In the realm of neuroscience, a fundamental aspect involves unraveling the mechanisms by which our sensory perceptions translate various stimuli into conscious experiences – be it light into sight, music into hearing, food into taste, or texture into touch. However, the intricate relationships governing our sense of smell have long puzzled researchers.
The human perception of odors, whether delightful floral scents or offensive odors from decaying food, is influenced by proteins in the nose known as odor receptors. Yet, our understanding of how these receptors detect and convert chemicals into fragrances remains limited.
A team of researchers from the Monell Chemical Senses Center collaborated with the Cambridge-based startup Osmo, an initiative stemming from Google Research’s machine learning efforts to shed light on this phenomenon.
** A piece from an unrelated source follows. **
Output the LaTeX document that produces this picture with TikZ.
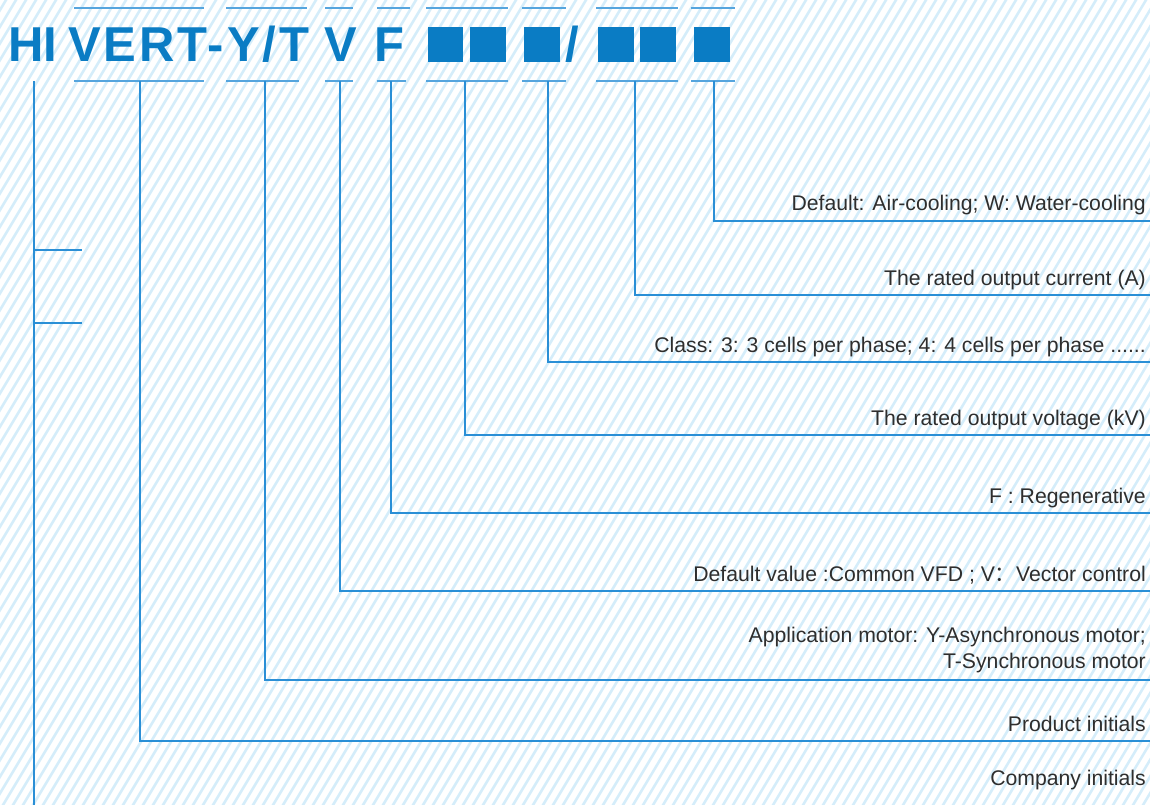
\documentclass[tikz,border=0pt]{standalone}
\usepackage{fontspec}
\setmainfont{Liberation Sans}
\newfontfamily\cjk{Noto Sans CJK SC}
\definecolor{stripe}{HTML}{D5EDFA}
\definecolor{lineblue}{HTML}{2A8FD6}
\definecolor{titleblue}{HTML}{0A7CC4}
\definecolor{txt}{HTML}{2E2E2E}
\tikzset{
  conn/.style={draw=lineblue, line width=1.2pt},
  bar/.style={draw=lineblue!80, line width=1.2pt},
  desc/.style={anchor=base east, inner sep=0pt, text=txt, font=\fontsize{21.2}{26}\selectfont, align=right},
  ttl/.style={anchor=base west, inner sep=0pt, text=titleblue, font=\fontsize{49}{49}\selectfont\bfseries},
  sq/.style={fill=titleblue, draw=none}
}
\begin{document}
\begin{tikzpicture}[x=1pt,y=-1pt]
\useasboundingbox (0,0) rectangle (1150,805);
\begin{scope}
\clip (0,0) rectangle (1150,805);
\foreach \i in {-60,...,120} {
  \draw[stripe, line width=2.6pt] (\i*10, 810) -- (\i*10+489, -5);
}
\end{scope}
% title pieces
\node[ttl] (hi) at (8,62) {HI};
\node[ttl] (vert) at (68,62) {\addfontfeature{LetterSpace=6}VERT-Y/T};
\node[ttl] (v) at (324,62) {V};
\node[ttl] (f) at (374,62) {F};
\fill[sq] (428,27) rectangle (463,62);
\fill[sq] (470,27) rectangle (506,62);
\fill[sq] (524,27) rectangle (560,62);
\node[ttl] (sl) at (565,62) {/};
\fill[sq] (598,27) rectangle (634,62);
\fill[sq] (640,27) rectangle (676,62);
\fill[sq] (694,27) rectangle (730,62);
% top and bottom bars
\foreach \a/\b in {74/204, 226/307, 325/353, 377/410, 426/508, 522/566, 596/678, 691/735} {
  \draw[bar] (\a,8) -- (\b,8);
}
\foreach \a/\b in {74/204, 226/299, 325/353, 377/406, 426/508, 522/566, 596/678, 691/735} {
  \draw[bar] (\a,81) -- (\b,81);
}
% coordinates
\coordinate (c0) at (34,81);
\coordinate (c1) at (140,81);
\coordinate (c2) at (265,81);
\coordinate (c3) at (340,81);
\coordinate (c4) at (391,81);
\coordinate (c5) at (465,81);
\coordinate (c6) at (548,81);
\coordinate (c7) at (635,81);
\coordinate (c8) at (714,81);
\coordinate (e1) at (1150,741);
\coordinate (e2) at (1150,680);
\coordinate (e3) at (1150,591);
\coordinate (e4) at (1150,513);
\coordinate (e5) at (1150,435);
\coordinate (e6) at (1150,362);
\coordinate (e7) at (1150,295);
\coordinate (e8) at (1150,221);
\coordinate (e0) at (34,805);
\coordinate (s1) at (82,250);
\coordinate (s2) at (82,323);
% connectors
\draw[conn] (c0) -- (e0);
\draw[conn] (c0 |- s1) -- (s1);
\draw[conn] (c0 |- s2) -- (s2);
\foreach \k in {1,...,8} {
  \draw[conn] (c\k) |- (e\k);
}
% descriptions
\node[desc] (t8) at (1146,211) {Default: Air-cooling; W: Water-cooling};
\node[desc] (t7) at (1146,285) {The rated output current (A)};
\node[desc] (t6) at (1146,352) {Class: 3: 3 cells per phase; 4: 4 cells per phase ......};
\node[desc] (t5) at (1146,425) {The rated output voltage (kV)};
\node[desc] (t4) at (1146,503) {F : Regenerative};
\node[desc] (t3) at (1146,581) {Default value :Common VFD ; V{\cjk ：}Vector control};
\node[desc] (t2a) at (1146,642) {Application motor: Y-Asynchronous motor;};
\node[desc] (t2b) at (1146,668) {T-Synchronous motor};
\node[desc] (t1) at (1146,731) {Product initials};
\node[desc] (t0) at (1146,785) {Company initials};
\end{tikzpicture}
\end{document}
The scientists embarked on a journey to explore the intricate connections between the brain’s olfactory perception system and airborne chemicals. Their study culminated in the development of a machine learning model capable of verbally describing the scent of compounds with a level of proficiency comparable to humans.
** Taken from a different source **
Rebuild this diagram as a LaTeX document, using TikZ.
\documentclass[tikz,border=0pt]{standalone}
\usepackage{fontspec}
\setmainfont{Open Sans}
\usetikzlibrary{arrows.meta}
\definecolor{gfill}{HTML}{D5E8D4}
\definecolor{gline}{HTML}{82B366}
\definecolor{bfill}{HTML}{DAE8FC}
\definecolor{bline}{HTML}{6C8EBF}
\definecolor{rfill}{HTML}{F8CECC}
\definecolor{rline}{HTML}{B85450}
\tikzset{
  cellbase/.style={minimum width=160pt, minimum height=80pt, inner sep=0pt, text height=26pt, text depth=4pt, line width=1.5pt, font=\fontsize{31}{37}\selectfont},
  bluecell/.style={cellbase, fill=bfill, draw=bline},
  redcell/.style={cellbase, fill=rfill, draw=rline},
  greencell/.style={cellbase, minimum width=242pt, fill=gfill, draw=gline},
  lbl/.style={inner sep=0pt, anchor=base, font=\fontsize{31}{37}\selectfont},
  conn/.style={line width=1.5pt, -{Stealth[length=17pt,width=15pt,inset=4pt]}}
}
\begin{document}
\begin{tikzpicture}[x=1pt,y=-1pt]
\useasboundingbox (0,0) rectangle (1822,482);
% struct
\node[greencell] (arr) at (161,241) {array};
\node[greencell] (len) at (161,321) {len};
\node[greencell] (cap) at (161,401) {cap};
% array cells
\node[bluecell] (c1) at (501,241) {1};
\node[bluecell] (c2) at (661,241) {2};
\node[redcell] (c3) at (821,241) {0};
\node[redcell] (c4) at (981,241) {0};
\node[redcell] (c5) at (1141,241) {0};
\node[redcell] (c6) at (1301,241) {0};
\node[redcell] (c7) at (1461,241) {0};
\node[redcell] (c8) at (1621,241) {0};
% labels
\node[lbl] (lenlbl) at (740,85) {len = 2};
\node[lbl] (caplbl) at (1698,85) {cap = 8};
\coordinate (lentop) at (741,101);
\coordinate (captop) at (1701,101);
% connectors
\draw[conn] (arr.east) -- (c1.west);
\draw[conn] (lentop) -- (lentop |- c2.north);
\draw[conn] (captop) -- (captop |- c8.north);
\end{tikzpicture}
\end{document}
The details of their groundbreaking study have been published in the journal Science.
This research endeavor required extensive effort and attention. Humans possess approximately 400 active olfactory receptors. Significantly, this number exceeds the four receptors employed for color vision or the 40 used for taste perception. All these receptors interact with airborne chemicals to send electrical signals to the olfactory bulb.
Joel Mainland, a senior co-author and a member of the Monell Center, stated that “in olfaction research, however, the question of what physical properties make an airborne molecule smell the way it does to the brain has remained an enigma.” The research team diligently worked to elucidate the relationship between molecular structure and the perception of odors.
To achieve this, the team constructed a model capable of correlating written descriptions of a molecule’s odor with its molecular structure. The resulting map clustered scents with similar aromas, such as “floral sweet” and “candy sweet.”
The machine was trained using a comprehensive dataset containing the molecular makeup and olfactory characteristics of 5,000 recognized odorants. The algorithm took the molecular structure of a compound as input and predicted the most suitable odor descriptors.
To validate the model’s efficacy, researchers at Monell conducted a blind validation process involving a panel of trained participants. These individuals were tasked with describing new molecules using a set of 55 words ranging from “mint” to “musty.” Their descriptions were then compared with those generated by the machine.
The results were impressive. The AI model outperformed each panelist in describing 53% of the compounds studied. Moreover, the model excelled in olfactory tasks it had not been specifically trained for. Joel Mainland noted that “the eye-opener was that we never trained it to learn odor strength, but it could nonetheless make accurate predictions.”
The program demonstrated the ability to quantify various odor attributes, including odor intensity, for 500,000 potential scent molecules. It also uncovered numerous instances where structurally dissimilar compounds shared surprisingly similar odors. Mainland also expressed hope that this map would serve as a valuable tool for researchers in chemistry, olfactory neuroscience, and psychophysics, facilitating the exploration of the nature of olfactory sensation.
The team speculated that this model could potentially be organized based on metabolic pathways. This could further mark a significant shift in how scientists categorize and understand scents. Currently, sensory scientists classify compounds in the manner of chemists, considering factors such as the presence of esters or aromatic rings.
The implications of this study are vast. It may bring the world closer to digitizing and reproducing odors, potentially revolutionizing industries like fragrance and flavor. Additionally, it could identify new odors for various applications, from reducing dependence on endangered plants to developing functional scents for purposes like mosquito repellent or malodor masking.
What lies ahead for the team? Their next objective is to delve into how odorants interact and compete with each other to produce distinct aromas that the human brain perceives as entirely different from each individual odorant.